Fusemail.com — grrrr!
GRRR.!!
I say the industry of web hosting is changing and we all need to move mail to mail places and web to web places. Blacklists, spam, zombie farms, all that stuff, it’s becoming a full time job for small business hosting companies, and we just shouldn’t do it. Email is just too important for our clients, you can’t afford single hour of downtime anymore, much less three days on the black list because some client reset a password to ‘password’ and the mail server was exploited by the spam bots.
That being said, I decided it was time to separate all hosting from all mail services and started looking for alternatives. Gmail came up of course since they do some good corporate and small business stuff, but it really seemed like a support-less kind of thing and I didn’t want to risk it.
After a lot of searching, I found this company called Fuse Mail. I read through all the website stuff again and again, and the more I thought about it, I figured how the heck can anybody beat that? Two bucks a month, support for imap, add as many mx domains as you can, as many mail accounts as you want, tons of storage ? And on top of that, built in rudimentary campaign management tools? Holy crap I was thinking.
So, I called in and grilled this company to get the skinny. The more I talked to them, the more I was liking it. More talk. More like. And then all the sudden I kind of drank the punch and decided these guys could take care of my client mail needs better than my little company did, so I decided to help my clients migrate to them.
I should note, my clients are the kind that I’ve known for years, that trust my word explicitly because our relationships are based mostly on explicit trust relationships that span a decade or more. In this fusemail case, the trust was so deep it even implied moving money that would generally come to me over to another vendor, because the other vendor I thought could do a better job for them.
So here’s this business, kind of small maybe half a dozen accounts I suggest trying to go over to fusemail. It seemed easy, they had all these migration tools to make it easy and everything was well documented. They pretty much were able to do it by themselves, I was rather impressed.

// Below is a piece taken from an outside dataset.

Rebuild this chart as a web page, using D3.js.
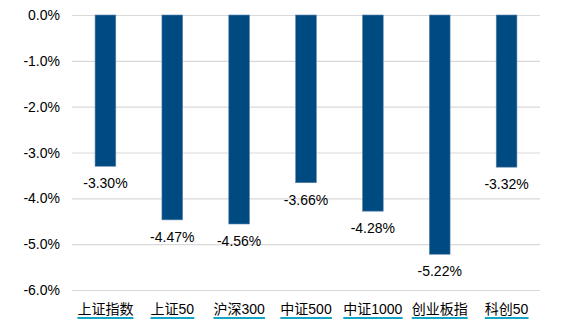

But after they migrated, we found the hitch.
If you have an account ‘myAccount’ on fusemail with 5 email accounts under it, so person1@mydomain.com, person2@mydomain.com, person3@mydomain.com, etc, they all basically use one of a small number of inbound imap connections available to myAccount. 10 or 20 or something like that… And with Mac Mail which is known to leverage multiple connections to make everything fast, and assuming you have your iphone and two computers checking imap, basically you’ve just used up all the possible connections for myAccount, regardless of how many persons@mydomain.com accounts you have set up.
So, we quickly pulled the plug on that, moved them back to where they were, and started looking for other alternatives.
Beware of this company. They seem to have some good ideas and may eventually get it right, but the number of imap connections problem should have been handled before they came out of alpha. I mean seriously, what the hell are they thinking? SERIOUSLY?! Are they so ignorant of a simple virtual server farm that they just forgot to cluster exim? Whatever.. This is a second grade mistake and they’re trying to play in a world where the scientists roam.
I have no idea what other ridiculus things will happen with the services of this company. Consider this a big fat stay away.